**BRIEF:**
Only the lines from the start of the data through the line containing "tick_values = [0, 20, 40, 60, 80, 100, 120]" should be written out, exactly as they are, with both ends included and the pictures left out.

begin AVAILABLE DATA

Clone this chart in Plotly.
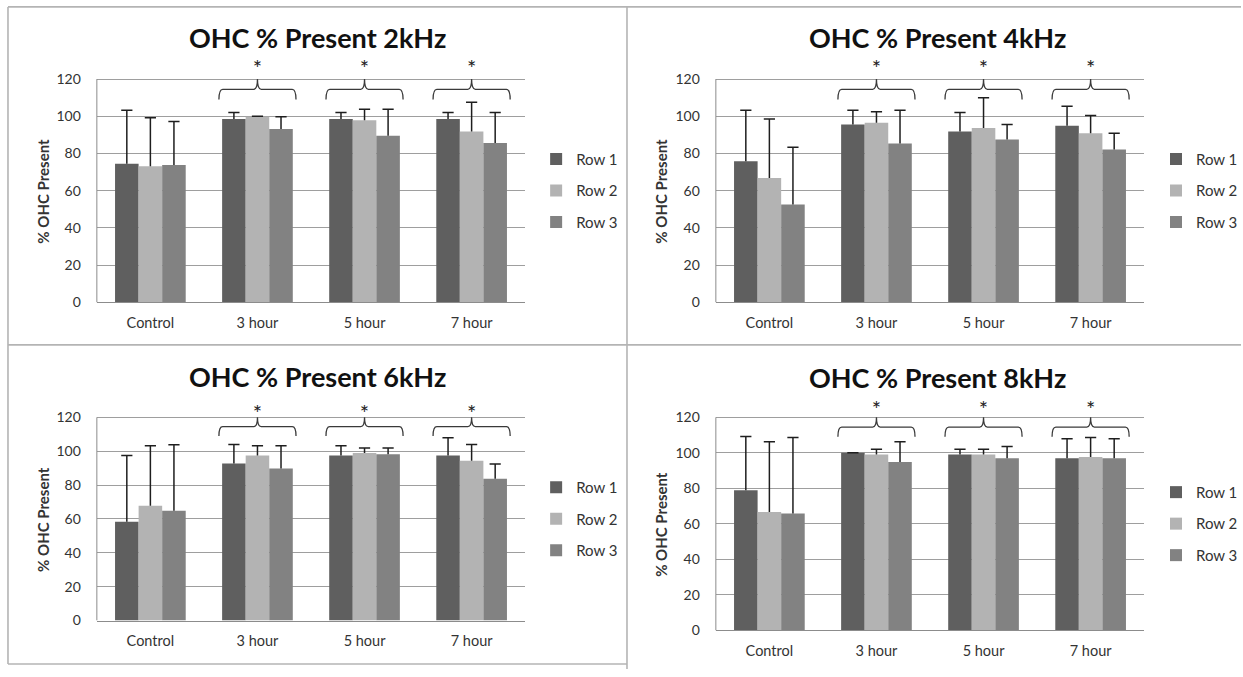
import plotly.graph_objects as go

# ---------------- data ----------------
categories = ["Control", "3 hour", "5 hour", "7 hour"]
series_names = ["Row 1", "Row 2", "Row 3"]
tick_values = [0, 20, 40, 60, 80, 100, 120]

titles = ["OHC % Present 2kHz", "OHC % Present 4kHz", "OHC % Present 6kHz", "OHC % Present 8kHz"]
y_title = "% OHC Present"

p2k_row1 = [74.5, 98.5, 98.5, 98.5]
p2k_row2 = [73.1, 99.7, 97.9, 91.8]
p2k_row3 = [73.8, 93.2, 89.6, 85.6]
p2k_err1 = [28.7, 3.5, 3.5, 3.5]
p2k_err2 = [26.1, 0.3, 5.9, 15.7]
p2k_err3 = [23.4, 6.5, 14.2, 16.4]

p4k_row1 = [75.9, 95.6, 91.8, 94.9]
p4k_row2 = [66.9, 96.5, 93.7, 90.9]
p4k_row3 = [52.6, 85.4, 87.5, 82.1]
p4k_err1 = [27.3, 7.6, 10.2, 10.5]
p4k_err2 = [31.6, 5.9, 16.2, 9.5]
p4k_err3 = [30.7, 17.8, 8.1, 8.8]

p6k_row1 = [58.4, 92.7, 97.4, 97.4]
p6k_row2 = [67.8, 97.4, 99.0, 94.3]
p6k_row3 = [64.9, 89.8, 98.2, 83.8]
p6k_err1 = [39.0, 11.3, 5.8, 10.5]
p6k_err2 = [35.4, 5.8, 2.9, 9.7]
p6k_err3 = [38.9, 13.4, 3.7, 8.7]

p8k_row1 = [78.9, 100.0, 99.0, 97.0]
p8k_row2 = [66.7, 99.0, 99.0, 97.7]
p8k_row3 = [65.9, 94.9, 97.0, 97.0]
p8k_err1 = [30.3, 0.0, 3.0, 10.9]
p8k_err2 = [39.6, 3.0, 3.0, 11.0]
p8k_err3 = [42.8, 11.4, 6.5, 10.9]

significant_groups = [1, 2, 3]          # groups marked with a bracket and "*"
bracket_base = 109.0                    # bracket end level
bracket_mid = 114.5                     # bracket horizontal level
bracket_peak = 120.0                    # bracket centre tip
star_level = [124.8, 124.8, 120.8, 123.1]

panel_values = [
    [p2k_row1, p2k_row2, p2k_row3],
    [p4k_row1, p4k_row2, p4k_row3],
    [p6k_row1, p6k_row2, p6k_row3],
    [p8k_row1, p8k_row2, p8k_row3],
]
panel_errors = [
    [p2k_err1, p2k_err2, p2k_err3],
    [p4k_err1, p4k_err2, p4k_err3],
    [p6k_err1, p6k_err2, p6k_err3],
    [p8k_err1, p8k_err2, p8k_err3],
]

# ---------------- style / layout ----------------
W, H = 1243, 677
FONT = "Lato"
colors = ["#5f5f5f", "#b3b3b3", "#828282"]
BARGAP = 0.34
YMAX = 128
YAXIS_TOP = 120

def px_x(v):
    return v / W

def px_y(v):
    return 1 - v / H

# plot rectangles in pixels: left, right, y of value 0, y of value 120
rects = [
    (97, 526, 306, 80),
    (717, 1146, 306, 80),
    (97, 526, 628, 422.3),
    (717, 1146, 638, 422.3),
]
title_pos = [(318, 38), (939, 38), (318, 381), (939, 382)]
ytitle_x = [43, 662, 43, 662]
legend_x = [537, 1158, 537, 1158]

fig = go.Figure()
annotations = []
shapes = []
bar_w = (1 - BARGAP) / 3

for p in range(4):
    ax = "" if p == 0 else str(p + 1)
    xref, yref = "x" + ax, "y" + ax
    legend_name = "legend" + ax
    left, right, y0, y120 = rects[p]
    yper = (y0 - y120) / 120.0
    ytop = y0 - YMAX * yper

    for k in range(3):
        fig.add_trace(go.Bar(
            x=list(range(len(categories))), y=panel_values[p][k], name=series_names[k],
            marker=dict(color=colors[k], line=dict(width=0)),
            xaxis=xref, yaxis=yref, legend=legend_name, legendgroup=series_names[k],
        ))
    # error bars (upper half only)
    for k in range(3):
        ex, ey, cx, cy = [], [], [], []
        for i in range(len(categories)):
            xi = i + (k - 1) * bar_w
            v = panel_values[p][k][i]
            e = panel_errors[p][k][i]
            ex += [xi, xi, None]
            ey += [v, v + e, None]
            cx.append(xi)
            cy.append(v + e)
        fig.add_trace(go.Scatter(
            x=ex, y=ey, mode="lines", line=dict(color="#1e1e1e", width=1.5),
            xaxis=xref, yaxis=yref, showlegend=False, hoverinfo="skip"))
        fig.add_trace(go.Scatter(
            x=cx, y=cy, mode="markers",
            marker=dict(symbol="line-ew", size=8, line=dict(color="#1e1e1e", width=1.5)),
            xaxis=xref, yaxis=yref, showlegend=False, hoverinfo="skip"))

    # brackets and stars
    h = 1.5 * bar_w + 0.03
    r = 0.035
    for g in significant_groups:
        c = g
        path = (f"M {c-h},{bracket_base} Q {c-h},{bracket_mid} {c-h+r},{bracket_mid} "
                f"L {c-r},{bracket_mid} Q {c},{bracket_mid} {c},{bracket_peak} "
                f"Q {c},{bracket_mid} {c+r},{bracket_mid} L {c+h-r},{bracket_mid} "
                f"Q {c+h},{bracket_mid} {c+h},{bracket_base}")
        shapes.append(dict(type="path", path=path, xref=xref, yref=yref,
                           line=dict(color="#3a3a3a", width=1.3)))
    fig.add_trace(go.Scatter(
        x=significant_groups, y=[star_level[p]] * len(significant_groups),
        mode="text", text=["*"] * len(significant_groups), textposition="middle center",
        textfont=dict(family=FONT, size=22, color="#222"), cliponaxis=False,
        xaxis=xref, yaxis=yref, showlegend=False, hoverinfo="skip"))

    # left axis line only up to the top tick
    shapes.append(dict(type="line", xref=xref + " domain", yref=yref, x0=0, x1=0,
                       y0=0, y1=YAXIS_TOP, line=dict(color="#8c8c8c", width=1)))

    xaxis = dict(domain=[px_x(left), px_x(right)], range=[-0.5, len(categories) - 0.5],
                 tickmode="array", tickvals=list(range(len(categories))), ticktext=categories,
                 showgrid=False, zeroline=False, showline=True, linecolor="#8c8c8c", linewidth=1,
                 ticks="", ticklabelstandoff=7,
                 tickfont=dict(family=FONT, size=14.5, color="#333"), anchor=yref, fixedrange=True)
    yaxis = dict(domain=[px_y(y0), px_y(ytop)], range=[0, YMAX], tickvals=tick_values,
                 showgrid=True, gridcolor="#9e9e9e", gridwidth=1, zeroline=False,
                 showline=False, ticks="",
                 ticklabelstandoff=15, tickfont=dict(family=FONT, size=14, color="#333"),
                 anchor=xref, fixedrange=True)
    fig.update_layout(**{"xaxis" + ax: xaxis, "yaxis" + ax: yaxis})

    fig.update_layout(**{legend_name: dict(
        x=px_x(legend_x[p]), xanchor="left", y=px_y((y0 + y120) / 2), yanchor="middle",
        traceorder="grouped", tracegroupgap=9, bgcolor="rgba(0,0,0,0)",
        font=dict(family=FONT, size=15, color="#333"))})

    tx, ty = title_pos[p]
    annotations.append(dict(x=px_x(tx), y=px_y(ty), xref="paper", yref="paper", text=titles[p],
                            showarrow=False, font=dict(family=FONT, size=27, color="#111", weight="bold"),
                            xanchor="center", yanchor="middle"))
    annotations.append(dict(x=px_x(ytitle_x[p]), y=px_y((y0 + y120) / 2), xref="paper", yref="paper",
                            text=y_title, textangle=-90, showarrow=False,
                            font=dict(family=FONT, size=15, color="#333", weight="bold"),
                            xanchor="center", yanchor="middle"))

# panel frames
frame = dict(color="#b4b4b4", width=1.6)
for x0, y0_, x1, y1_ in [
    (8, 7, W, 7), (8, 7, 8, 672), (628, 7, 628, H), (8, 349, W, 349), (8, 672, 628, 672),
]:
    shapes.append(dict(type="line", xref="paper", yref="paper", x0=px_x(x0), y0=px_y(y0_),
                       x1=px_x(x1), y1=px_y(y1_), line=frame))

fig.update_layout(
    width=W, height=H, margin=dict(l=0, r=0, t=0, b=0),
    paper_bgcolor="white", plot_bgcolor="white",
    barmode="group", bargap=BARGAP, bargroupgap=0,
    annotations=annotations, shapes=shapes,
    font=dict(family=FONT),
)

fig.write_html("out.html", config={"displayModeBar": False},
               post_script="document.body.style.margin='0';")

end AVAILABLE DATA

**WRITTEN RESPONSE:**
Clone this chart in Plotly.
import plotly.graph_objects as go

# ---------------- data ----------------
categories = ["Control", "3 hour", "5 hour", "7 hour"]
series_names = ["Row 1", "Row 2", "Row 3"]
tick_values = [0, 20, 40, 60, 80, 100, 120]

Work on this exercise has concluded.